Fenerbahçe, Avrupa'da sadece yarı final oynayabilecek değil kupa kaldırabilecek potansiyele sahip bir kulüp. Bizim yarı final oynadığımız sezon Benfica ile yaptığımız rövanş maçında birçok talihsizlik yaşamıştık. Ben sarı kart cezam nedeniyle forma giyemedim, sakatlanan Meireles'in yanı sıra Gökhan Gönül de karşılaşma içerisinde çok ciddi bir sakatlık yaşamıştı. Çok şanssız da bir gol yemiştik. Ancak ben her şeye rağmen bir gün Fenerbahçe'nin Avrupa Ligi'ni kazanabileceğine inanıyorum. Çünkü Fenerbahçe tarihi açıdan çok büyük bir kulüp. Bu taraftar açısından bir rüya olabilir. Ama umarım Fenerbahçe bir gün Avrupa Ligi ya da başka bir uluslararası kupa kazanır ve ben de o gün o statta olurum.

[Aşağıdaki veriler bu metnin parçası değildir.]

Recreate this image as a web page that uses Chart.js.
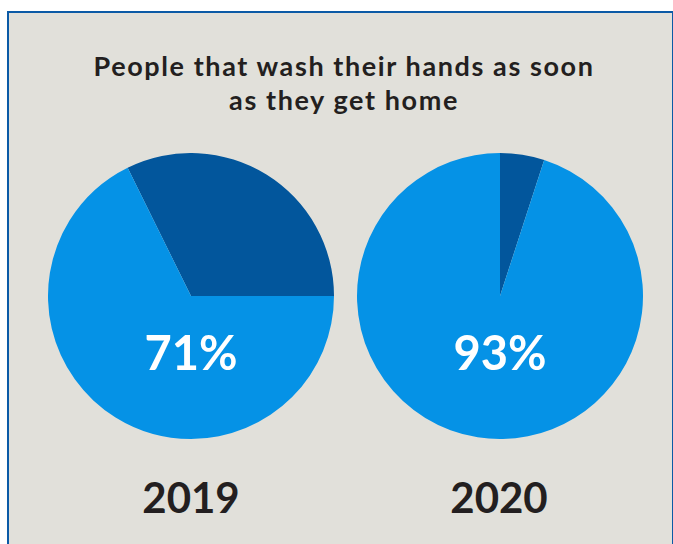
<!DOCTYPE html>
<html>
<head>
<meta charset="utf-8">
<script src="https://cdn.jsdelivr.net/npm/chart.js@4"></script>
<style>
  html, body { margin: 0; padding: 0; background: #ffffff; width: 673px; height: 544px; overflow: hidden; }
  #frame { position: absolute; left: 7px; top: 11px; width: 663px; height: 540px; background: #e1e0da;
           border-top: 2px solid #0b5aa6; border-left: 2px solid #0b5aa6; border-right: 2px solid #0b5aa6; }
  .txt { position: absolute; font-family: Lato, "Open Sans", sans-serif; font-weight: 700; text-align: center; white-space: nowrap; }
  #title { left: 1px; width: 686px; top: 49px; font-size: 27px; line-height: 34px; letter-spacing: 1.6px; color: #231f20; }
  .pct { font-size: 47px; line-height: 47px; color: #ffffff; width: 200px; top: 329px; }
  .year { font-size: 42px; line-height: 42px; color: #231f20; width: 200px; top: 476px; }
  .pie { position: absolute; width: 286px; height: 286px; top: 153px; }
</style>
</head>
<body>
<div id="frame"></div>
<div class="pie" style="left:48px"><canvas id="pie0"></canvas></div>
<div class="pie" style="left:357px"><canvas id="pie1"></canvas></div>
<div id="title" class="txt"></div>
<div id="pct0" class="txt pct" style="left:91px"></div>
<div id="pct1" class="txt pct" style="left:400px"></div>
<div id="year0" class="txt year" style="left:91px"></div>
<div id="year1" class="txt year" style="left:399px"></div>
<script>
// Data
const titleLines = ["People that wash their hands as soon", "as they get home"];
const years = ["2019", "2020"];
const printedLabels = ["71%", "93%"];
const segmentNames = ["Not right away", "Wash hands as soon as home"];
// slice shares as drawn (dark slice, light slice)
const shares2019 = [32.3, 67.7];
const shares2020 = [5, 95];
// start angle of the dark slice (degrees from 12 o'clock, clockwise)
const startAngles = [-26.3, 0];
const colors = ["#02569c", "#0592e6"];

document.getElementById('title').innerHTML = titleLines.join('<br>');
printedLabels.forEach((t, i) => document.getElementById('pct' + i).textContent = t);
years.forEach((t, i) => document.getElementById('year' + i).textContent = t);

[shares2019, shares2020].forEach((vals, i) => {
  new Chart(document.getElementById('pie' + i), {
    type: 'pie',
    data: {
      labels: segmentNames,
      datasets: [{ data: vals, backgroundColor: colors, borderWidth: 0, hoverOffset: 0 }]
    },
    options: {
      responsive: true,
      maintainAspectRatio: false,
      animation: false,
      rotation: startAngles[i],
      layout: { padding: 0 },
      plugins: { legend: { display: false }, tooltip: { enabled: false }, title: { display: false } }
    }
  });
});
</script>
</body>
</html>
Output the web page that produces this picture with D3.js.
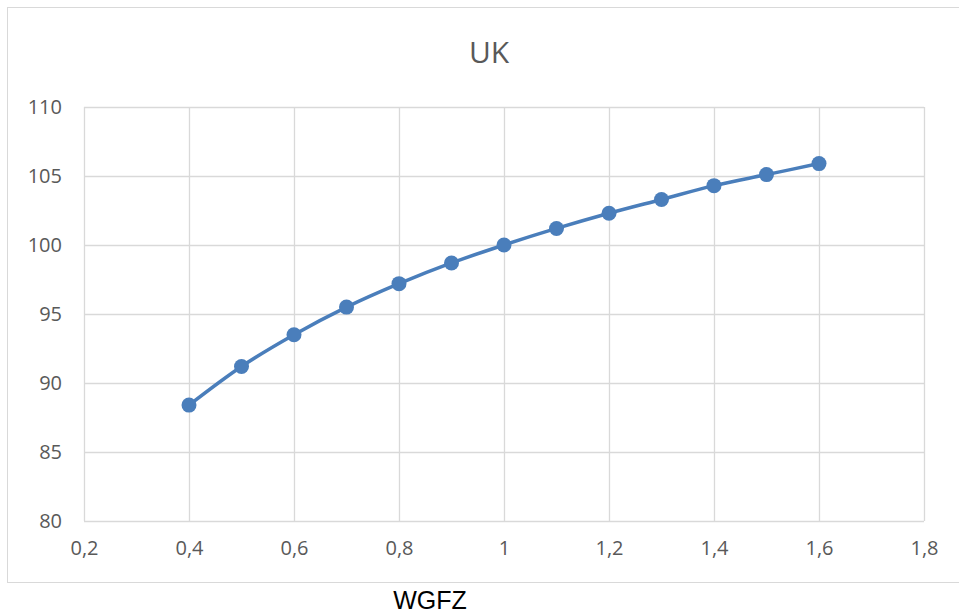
<!DOCTYPE html>
<html><head><meta charset="utf-8">
<script src="https://cdn.jsdelivr.net/npm/d3@7"></script>
<style>body{margin:0;background:#fff;} svg{display:block;}</style>
</head><body>
<svg id="chart" width="959" height="614"></svg>
<script>
const xValues = [0.4,0.5,0.6,0.7,0.8,0.9,1.0,1.1,1.2,1.3,1.4,1.5,1.6];
const yValues = [88.4,91.2,93.5,95.5,97.2,98.7,100,101.2,102.3,103.3,104.3,105.1,105.9];
const xTicks = [0.2,0.4,0.6,0.8,1.0,1.2,1.4,1.6,1.8];
const yTicks = [80,85,90,95,100,105,110];
const title = "UK";
const xTitle = "WGFZ";

const svg = d3.select("#chart");
const m = {left:84, right:924, top:107, bottom:521};
const x = d3.scaleLinear().domain([0.2,1.8]).range([m.left,m.right]);
const y = d3.scaleLinear().domain([80,110]).range([m.bottom,m.top]);
const fmt = v => d3.format("~g")(v).replace(".", ",");
const font = "'Open Sans', Lato, sans-serif";

svg.append("rect").attr("x",7.5).attr("y",7.5).attr("width",960).attr("height",575)
  .attr("fill","#fff").attr("stroke","#d9d9d9").attr("stroke-width",1);

svg.append("text").attr("x",489).attr("y",63).attr("text-anchor","middle")
  .attr("font-family",font).attr("font-size",30).attr("fill","#595959").text(title);

const g = svg.append("g");
g.selectAll(".hg").data(yTicks).join("line")
  .attr("x1",m.left).attr("x2",m.right).attr("y1",d=>Math.round(y(d))+0.5).attr("y2",d=>Math.round(y(d))+0.5)
  .attr("stroke","#d9d9d9").attr("stroke-width",1.3);
g.selectAll(".vg").data(xTicks).join("line")
  .attr("y1",m.top).attr("y2",m.bottom).attr("x1",d=>Math.round(x(d))+0.5).attr("x2",d=>Math.round(x(d))+0.5)
  .attr("stroke","#d9d9d9").attr("stroke-width",1.3);

const yAxis = d3.axisLeft(y).tickValues(yTicks).tickSize(0).tickPadding(22).tickFormat(fmt);
const ya = svg.append("g").attr("transform",`translate(${m.left},0)`).call(yAxis);
ya.select(".domain").remove();
ya.selectAll("text").attr("font-family",font).attr("font-size",20).attr("fill","#595959");

const xAxis = d3.axisBottom(x).tickValues(xTicks).tickSize(0).tickPadding(20).tickFormat(fmt);
const xa = svg.append("g").attr("transform",`translate(0,${m.bottom})`).call(xAxis);
xa.select(".domain").remove();
xa.selectAll("text").attr("font-family",font).attr("font-size",20).attr("fill","#595959");

const data = xValues.map((v,i)=>({x:v,y:yValues[i]}));
svg.append("path").datum(data)
  .attr("d", d3.line().x(d=>x(d.x)).y(d=>y(d.y)).curve(d3.curveMonotoneX))
  .attr("fill","none").attr("stroke","#4a7ebb").attr("stroke-width",3.5).attr("stroke-linejoin","round");
svg.selectAll(".pt").data(data).join("circle")
  .attr("cx",d=>x(d.x)).attr("cy",d=>y(d.y)).attr("r",7.5).attr("fill","#4a7ebb");

svg.append("text").attr("x",430).attr("y",609).attr("text-anchor","middle")
  .attr("font-family","'Liberation Sans', Arial, sans-serif").attr("font-size",25).attr("fill","#000").text(xTitle);
</script>
</body></html>
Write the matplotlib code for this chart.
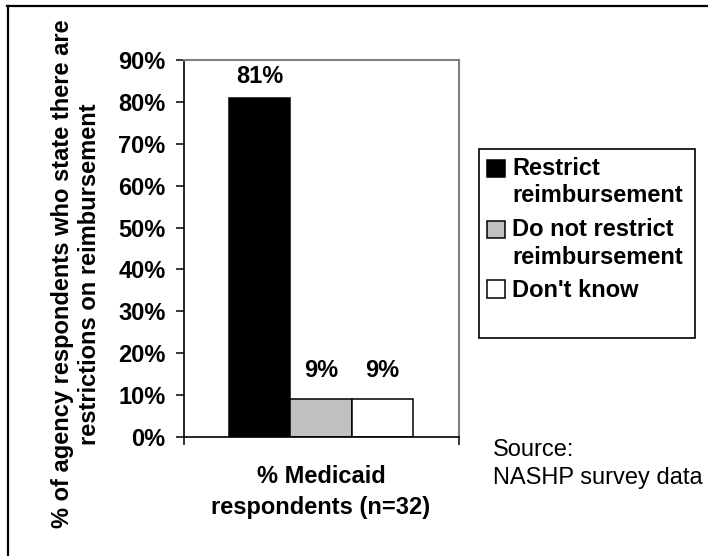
import matplotlib.pyplot as plt
from matplotlib.patches import Rectangle
from matplotlib.lines import Line2D

plt.rcParams['font.family'] = ['Liberation Sans', 'DejaVu Sans']

categories = ["Restrict\nreimbursement", "Do not restrict\nreimbursement", "Don't know"]
values = [81, 9, 9]
value_labels = ["81%", "9%", "9%"]
colors = ["#000000", "#c0c0c0", "#ffffff"]
yticks = [0, 10, 20, 30, 40, 50, 60, 70, 80, 90]
xlabel = "% Medicaid\nrespondents (n=32)"
ylabel = "% of agency respondents who state there are\nrestrictions on reimbursement"
source = "Source:\nNASHP survey data"

FS = 17
W, H = 708, 556

fig = plt.figure(figsize=(W / 100, H / 100), dpi=100)
ax = fig.add_axes([184 / W, 1 - 437 / H, 275 / W, 377 / H])

x = [0, 1, 2]
bars = ax.bar(x, values, width=1.0, color=colors, edgecolor="black", linewidth=1.1)

# Excel puts the small labels a bit higher
label_offsets = [7, 12.5, 12.5]
for xi, v, lab, off in zip(x, values, value_labels, label_offsets):
    ax.annotate(lab, (xi, v), xytext=(0, off), textcoords="offset points",
                ha="center", va="bottom", fontsize=FS, fontweight="bold")

ax.set_xlim(-1.23, 3.25)
ax.set_ylim(0, 90)
ax.set_yticks(yticks)
ax.set_yticklabels([f"{t}%" for t in yticks], fontsize=FS, fontweight="bold")
ax.set_xticks([-1.23, 3.25])
ax.set_xticklabels(["", ""])
ax.tick_params(axis="y", length=5.8, width=1.1, pad=7.5)
ax.tick_params(axis="x", length=5.8, width=1.1, direction="out")

ax.spines["left"].set_linewidth(1.2)
ax.spines["bottom"].set_linewidth(1.2)
for s in ["top", "right"]:
    ax.spines[s].set_color("#808080")
    ax.spines[s].set_linewidth(1.5)

fig.text(321 / W, 1 - 492 / H, xlabel, ha="center", va="center",
         fontsize=FS, fontweight="bold", linespacing=1.4)
fig.text(76 / W, 1 - 274 / H, ylabel, ha="center", va="center",
         rotation=90, fontsize=FS, fontweight="bold", linespacing=1.2)

leg = ax.legend(bars, categories, loc="upper left",
                bbox_to_anchor=(487 / W, 1 - 157 / H),
                bbox_transform=fig.transFigure,
                prop={"size": FS, "weight": "bold"},
                frameon=False, handlelength=0.76, handleheight=0.76,
                handletextpad=0.3, borderpad=0, labelspacing=0.45,
                borderaxespad=0)
line_h = FS * 1.25
for txt, patch in zip(leg.get_texts(), leg.get_patches()):
    txt.set_linespacing(1.25)
    n = txt.get_text().count("\n")
    # keep the swatch beside the first line, as Excel does
    patch.set_y(patch.get_y() + n * line_h / 2)

fig.patches.append(Rectangle((479 / W, 1 - 338 / H), 216 / W, 189 / H,
                             transform=fig.transFigure, fill=False,
                             edgecolor="black", linewidth=1.2))

fig.text(493 / W, 1 - 464 / H, source, ha="left", va="center",
         fontsize=FS, linespacing=1.3)

# outer frame (only top and left edges show)
fig.add_artist(Line2D([7 / W, 1], [1 - 6 / H, 1 - 6 / H], color="black",
                      linewidth=1.6, transform=fig.transFigure))
fig.add_artist(Line2D([8 / W, 8 / W], [0, 1 - 6 / H], color="black",
                      linewidth=1.6, transform=fig.transFigure))

fig.savefig("out.png", dpi=100)
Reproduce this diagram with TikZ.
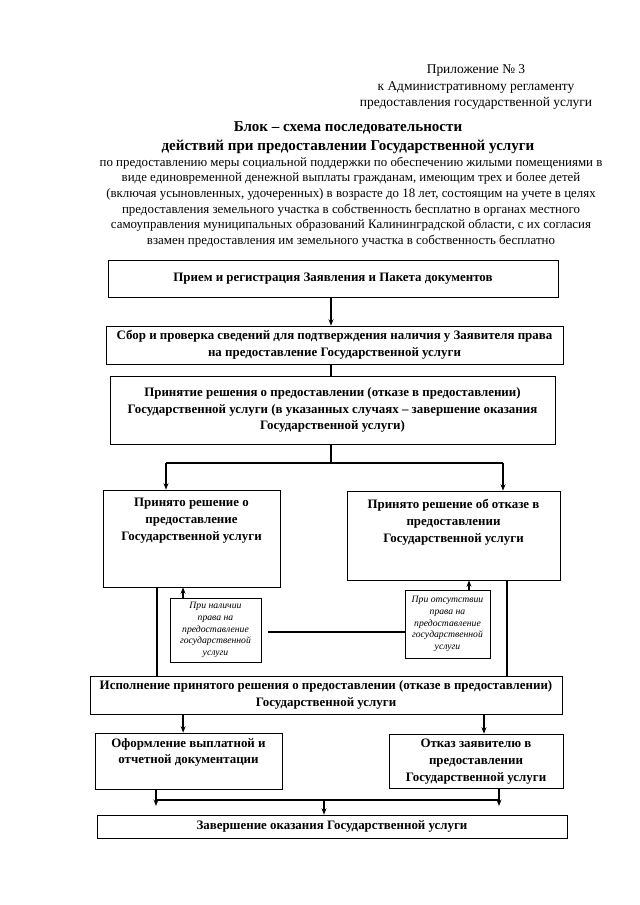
\documentclass[tikz,border=0pt]{standalone}
\usepackage{fontspec}
\setmainfont{Liberation Serif}
\usetikzlibrary{arrows.meta}

\begin{document}
\begin{tikzpicture}[
  x=0.93pt, y=-0.93pt,
  >={Stealth[length=6pt,width=4.6pt]},
  box/.style={draw, line width=0.6pt, align=center, inner sep=0pt, font=\fontsize{12}{15.5}\selectfont\bfseries},
  toptext/.style={anchor=north, align=center, inner sep=0pt, font=\fontsize{12}{15.5}\selectfont\bfseries},
  notebox/.style={draw, line width=0.6pt, align=center, inner sep=0pt, font=\fontsize{9}{10.9}\selectfont\itshape},
  link/.style={draw, line width=1.6pt},
  arr/.style={draw, ->, line width=1.4pt}
]
\useasboundingbox (0,0) rectangle (640,905);

\node[align=center, font=\fontsize{12.5}{15.3}\selectfont] (annex) at (476,87)
  {Приложение № 3\\к Административному регламенту\\предоставления государственной услуги};
\node[align=center, font=\fontsize{14}{17.7}\selectfont\bfseries] (title) at (348,137.5)
  {Блок – схема последовательности\\действий при предоставлении Государственной услуги};
\node[align=center, font=\fontsize{12}{14.5}\selectfont] (descr) at (351,202)
  {по предоставлению меры социальной поддержки по обеспечению жилыми помещениями в\\
   виде единовременной денежной выплаты гражданам, имеющим трех и более детей\\
   (включая усыновленных, удочеренных) в возрасте до 18 лет, состоящим на учете в целях\\
   предоставления земельного участка в собственность бесплатно в органах местного\\
   самоуправления муниципальных образований Калининградской области, с их согласия\\
   взамен предоставления им земельного участка в собственность бесплатно};

\node[box, minimum width=418.5pt, minimum height=34.4pt] (reception) at (333,278.5)
  {Прием и регистрация Заявления и Пакета документов};
\node[box, minimum width=425pt, minimum height=35.3pt] (check) at (334.5,345)
  {Сбор и проверка сведений для подтверждения наличия у Заявителя права\\на предоставление Государственной услуги};
\node[box, minimum width=413.9pt, minimum height=63.2pt] (decision) at (332.5,410)
  {Принятие решения о предоставлении (отказе в предоставлении)\\Государственной услуги (в указанных случаях – завершение оказания\\Государственной услуги)};

\node[box, minimum width=164.6pt, minimum height=90.2pt,
  label={[toptext, yshift=-8pt]north:Принято решение о\\предоставление\\Государственной услуги}] (granted) at (191.5,538.5) {};
\node[box, minimum width=198.1pt, minimum height=82.8pt,
  label={[toptext, yshift=-8pt]north:Принято решение об отказе в\\предоставлении\\Государственной услуги}] (refused) at (453.5,535.5) {};

\node[notebox, minimum width=84.6pt, minimum height=59.5pt] (noteyes) at (215.5,630)
  {При наличии\\права на\\предоставление\\государственной\\услуги};
\node[notebox, minimum width=79pt, minimum height=63.2pt] (noteno) at (447.5,624)
  {При отсутствии\\права на\\предоставление\\государственной\\услуги};

\node[box, minimum width=439pt, minimum height=35.3pt] (execution) at (326,695)
  {Исполнение принятого решения о предоставлении (отказе в предоставлении)\\Государственной услуги};

\node[box, minimum width=173.9pt, minimum height=52.1pt,
  label={[toptext, yshift=-5pt]north:Оформление выплатной и\\отчетной документации}] (payment) at (188.5,761) {};
\node[box, minimum width=161.8pt, minimum height=50.2pt,
  label={[toptext, yshift=-5pt]north:Отказ заявителю в\\предоставлении\\Государственной услуги}] (denial) at (476,761) {};

\node[box, minimum width=437.1pt, minimum height=21.4pt] (finish) at (332,826.5)
  {Завершение оказания Государственной услуги};

\coordinate (fork) at (331,463);
\coordinate (forkL) at (166,463);
\coordinate (forkR) at (503,463);
\coordinate (bridge) at (268,632);
\coordinate (joinL) at (156,806);
\coordinate (joinR) at (499,806);
\coordinate (join) at (324,800);

\draw[arr] (reception.south -| fork) -- (check.north -| fork);
\draw[link] (check.south -| fork) -- (decision.north -| fork);
\draw[link] (decision.south -| fork) -- (fork);
\draw[link] (forkL) -- (forkR);
\draw[arr] (forkL) -- (forkL |- granted.north);
\draw[arr] (forkR) -- (forkR |- refused.north);

\draw[arr] ([xshift=-30.2pt]noteyes.north) -- ([xshift=-30.2pt]noteyes.north |- granted.south);
\draw[arr] ([xshift=20pt]noteno.north) -- ([xshift=20pt]noteno.north |- refused.south);
\draw[link, line width=2.2pt] (bridge) -- (bridge -| noteno.west);
\draw[link] ([xshift=-32pt]granted.south) -- ([xshift=-32pt]granted.south |- execution.north);
\draw[link] ([xshift=49.8pt]refused.south) -- ([xshift=49.8pt]refused.south |- execution.north);

\draw[arr] ([xshift=-5pt]payment.north |- execution.south) -- ([xshift=-5pt]payment.north);
\draw[arr] ([xshift=7.4pt]denial.north |- execution.south) -- ([xshift=7.4pt]denial.north);

\draw[arr] (payment.south -| joinL) -- (joinL);
\draw[arr] (denial.south -| joinR) -- (joinR);
\draw[link] (joinL |- join) -- (joinR |- join);
\draw[arr] (join) -- (join |- finish.north);
\end{tikzpicture}
\end{document}
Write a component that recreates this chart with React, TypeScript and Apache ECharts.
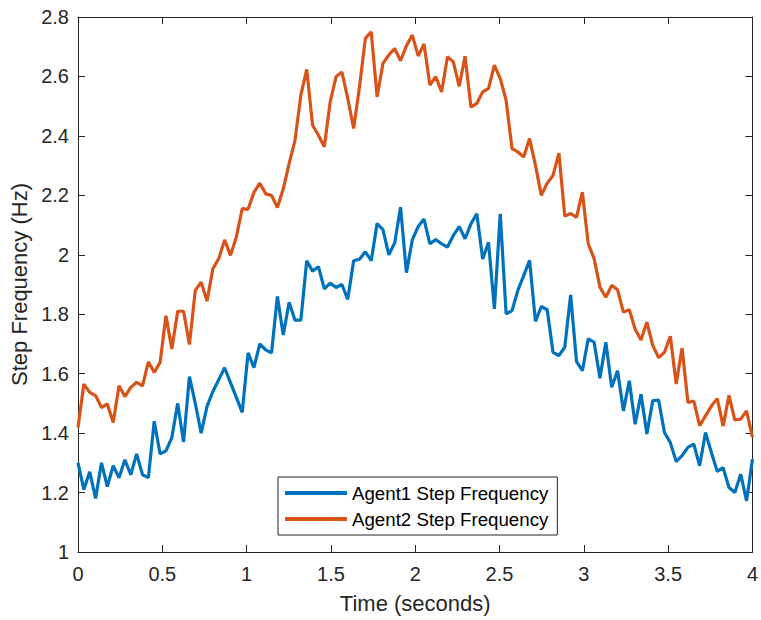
import React, { useEffect, useRef } from "react";
import * as echarts from "echarts";

const X_TICKS = [0, 0.5, 1, 1.5, 2, 2.5, 3, 3.5, 4];
const Y_TICKS = [1, 1.2, 1.4, 1.6, 1.8, 2, 2.2, 2.4, 2.6, 2.8];
const SERIES_NAMES = ["Agent1 Step Frequency", "Agent2 Step Frequency"];

const AGENT1 = [
  1.30, 1.21, 1.27, 1.18, 1.30, 1.22, 1.29, 1.25, 1.31, 1.26,
  1.33, 1.26, 1.25, 1.44, 1.33, 1.34, 1.385, 1.50, 1.37, 1.59,
  1.50, 1.40, 1.49, 1.54, 1.58, 1.62, 1.57, 1.52, 1.47, 1.67,
  1.62, 1.70, 1.68, 1.67, 1.86, 1.73, 1.84, 1.78, 1.78, 1.98,
  1.945, 1.96, 1.885, 1.905, 1.89, 1.90, 1.85, 1.98, 1.985, 2.01,
  1.98, 2.105, 2.085, 2.00, 2.04, 2.16, 1.94, 2.05, 2.095, 2.12,
  2.037, 2.051, 2.037, 2.026, 2.065, 2.095, 2.054, 2.104, 2.138, 1.986,
  2.042, 1.818, 2.138, 1.801, 1.812, 1.880, 1.930, 1.981, 1.776, 1.826,
  1.815, 1.672, 1.661, 1.689, 1.865, 1.641, 1.610, 1.717, 1.706, 1.585,
  1.706, 1.554, 1.610, 1.475, 1.576, 1.430, 1.531, 1.397, 1.509, 1.511,
  1.402, 1.368, 1.304, 1.324, 1.352, 1.363, 1.290, 1.402, 1.335, 1.271,
  1.284, 1.217, 1.200, 1.262, 1.172, 1.312,
];

const AGENT2 = [
  1.419, 1.565, 1.537, 1.526, 1.486, 1.498, 1.436, 1.559, 1.523, 1.554,
  1.571, 1.559, 1.640, 1.604, 1.638, 1.795, 1.683, 1.810, 1.810, 1.698,
  1.880, 1.908, 1.844, 1.953, 1.987, 2.05, 1.998, 2.06, 2.155, 2.153,
  2.21, 2.241, 2.205, 2.200, 2.159, 2.222, 2.307, 2.385, 2.537, 2.624,
  2.436, 2.402, 2.363, 2.514, 2.599, 2.615, 2.526, 2.425, 2.565, 2.728,
  2.750, 2.531, 2.644, 2.672, 2.694, 2.653, 2.703, 2.739, 2.669, 2.709,
  2.571, 2.599, 2.548, 2.666, 2.649, 2.567, 2.668, 2.497, 2.509, 2.548,
  2.559, 2.638, 2.593, 2.520, 2.357, 2.346, 2.329, 2.391, 2.301, 2.200,
  2.241, 2.267, 2.342, 2.130, 2.139, 2.126, 2.211, 2.037, 1.987, 1.891,
  1.857, 1.897, 1.882, 1.807, 1.815, 1.750, 1.713, 1.773, 1.695, 1.654,
  1.672, 1.726, 1.565, 1.686, 1.503, 1.508, 1.425, 1.458, 1.491, 1.516,
  1.423, 1.527, 1.444, 1.447, 1.475, 1.386,
];

const T_END = 4;
const TIMES = AGENT1.map((_, i) => (i * T_END) / (AGENT1.length - 1));

const FONT = "'Liberation Sans', Arial, Helvetica, sans-serif";
const INK = "#262626";

export default function App() {
  const ref = useRef<HTMLDivElement>(null);

  useEffect(() => {
    document.body.style.margin = "0";
    if (!ref.current) return;
    const chart = echarts.init(ref.current, null, { renderer: "svg" });

    const xBase = {
      type: "value" as const,
      min: X_TICKS[0],
      max: X_TICKS[X_TICKS.length - 1],
      interval: 0.5,
      splitLine: { show: false },
      axisLine: { show: true, onZero: false, lineStyle: { color: INK, width: 1 } },
      axisTick: { show: true, inside: true, length: 7, lineStyle: { color: INK } },
    };
    const yBase = {
      type: "value" as const,
      min: Y_TICKS[0],
      max: Y_TICKS[Y_TICKS.length - 1],
      interval: 0.2,
      splitLine: { show: false },
      axisLine: { show: true, onZero: false, lineStyle: { color: INK, width: 1 } },
      axisTick: { show: true, inside: true, length: 7, lineStyle: { color: INK } },
    };

    chart.setOption({
      animation: false,
      backgroundColor: "#ffffff",
      textStyle: { fontFamily: FONT },
      grid: { left: 78, right: 4, top: 17, bottom: 68, containLabel: false },
      xAxis: [
        {
          ...xBase,
          position: "bottom",
          name: "Time (seconds)",
          nameLocation: "middle",
          nameGap: 40,
          nameTextStyle: { fontSize: 22, color: INK, fontFamily: FONT },
          axisLabel: {
            show: true,
            fontSize: 20,
            color: INK,
            fontFamily: FONT,
            margin: 12,
            showMinLabel: true,
            showMaxLabel: true,
          },
        },
        {
          ...xBase,
          position: "top",
          axisLabel: { show: false },
        },
      ],
      yAxis: [
        {
          ...yBase,
          position: "left",
          name: "Step Frequency (Hz)",
          nameLocation: "middle",
          nameGap: 47,
          nameTextStyle: { fontSize: 22, color: INK, fontFamily: FONT },
          axisLabel: {
            show: true,
            fontSize: 20,
            color: INK,
            fontFamily: FONT,
            margin: 9,
            showMinLabel: true,
            showMaxLabel: true,
          },
        },
        {
          ...yBase,
          position: "right",
          axisLabel: { show: false },
        },
      ],
      legend: {
        show: true,
        orient: "vertical",
        left: 278,
        top: 477,
        padding: [6, 9, 6, 7],
        itemGap: 6,
        itemWidth: 62,
        itemHeight: 4,
        icon: "rect",
        backgroundColor: "#ffffff",
        borderColor: INK,
        borderWidth: 1,
        borderRadius: 0,
        textStyle: { fontSize: 18.7, color: "#000000", fontFamily: FONT, lineHeight: 20 },
        data: SERIES_NAMES,
      },
      series: [
        {
          name: SERIES_NAMES[0],
          type: "line",
          xAxisIndex: 0,
          yAxisIndex: 0,
          data: TIMES.map((t, i) => [t, AGENT1[i]]),
          symbol: "none",
          showSymbol: false,
          lineStyle: { color: "#0072BD", width: 3.2 },
          itemStyle: { color: "#0072BD" },
        },
        {
          name: SERIES_NAMES[1],
          type: "line",
          xAxisIndex: 0,
          yAxisIndex: 0,
          data: TIMES.map((t, i) => [t, AGENT2[i]]),
          symbol: "none",
          showSymbol: false,
          lineStyle: { color: "#D95319", width: 3.2 },
          itemStyle: { color: "#D95319" },
        },
      ],
    });

    return () => chart.dispose();
  }, []);

  return (
    <div
      ref={ref}
      style={{ position: "absolute", left: 0, top: 0, width: 761, height: 620 }}
    />
  );
}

Emre ile olan dostluğumuzu bir kenara koayarak bunu her zaman söylüyorum Emre, Türk futbolunun tartışmasız en büyük yeteneği. Kimsenin olmadığı kadar da fantastik derecede bir profesyonel. İşte futbol da yetenek ve profesyonellikten ibarettir zaten. Emre her zaman kendisini bir Fenerbahçe taraftarı olarak görüyor ve bunu hissediyor. Onu iyi tanıyorum. Onunla çok bir arada oldum, sohbet ettim, birlikte sayısız antrenman yaptım. Büyük bir profesyonel. Özellikle bunu söyleyebilirim size.
Fenerbahçe'nin son maçında tribündeydim ve onu çıplak gözle seyretme imklanım buldum ve dedim ki, "Hep böyle kal, çalışmaya ve savaşmaya devam et. Tanrı seni sakatlıktan korusun." Fenerbahçe taraftarı böyle yürekten oynayan ve takım ruhunu sahada hissettiren oyuncuları çok sever. Bununla birlikte Vedat'ı daha önce oynadığı takımlardan tanıyorum. Özellikle geçen sezon Rizespor'daki performansıyla önemli işler yapmıştı. Vedat çok iyi bir golcü. Umarım hep böyle devam eder. Fenerbahçe zaten her zaman büyük golcüleri kadrosunda bulundurmuştur. Vedat, günümüzden örnek verecek olursak, Ibrahimovic, Milosevic, John Carew tipinde onlara benzer profile sahip bir futbolcu. Tank diye tabir edilen pivot tipi santrfor. Son maçlarda onu izlediğimde çok özellikli bir futbolcu olduğunu gördüm. İlk maçında Emre'nin pasında zor bir pozisyonda çok doğru şutla gol yapmasını bildi. Bu gol vuruşu tank diye tabir edilen santrfor tiplerinde çok görülen bir özellik değildir. Vedat doğru bir teknik direktör ve iyi bir antrenörün elinde çok daha iyi yerlere gelebilir. Dilerim ki, Fenerbahçe'nin başarısı ve kendi geleceği için daha çok goller atar. Umarım Fenerbahçe, Vedat'ın atacağı gollerle şampiyonluklar ve kupalar kazanır.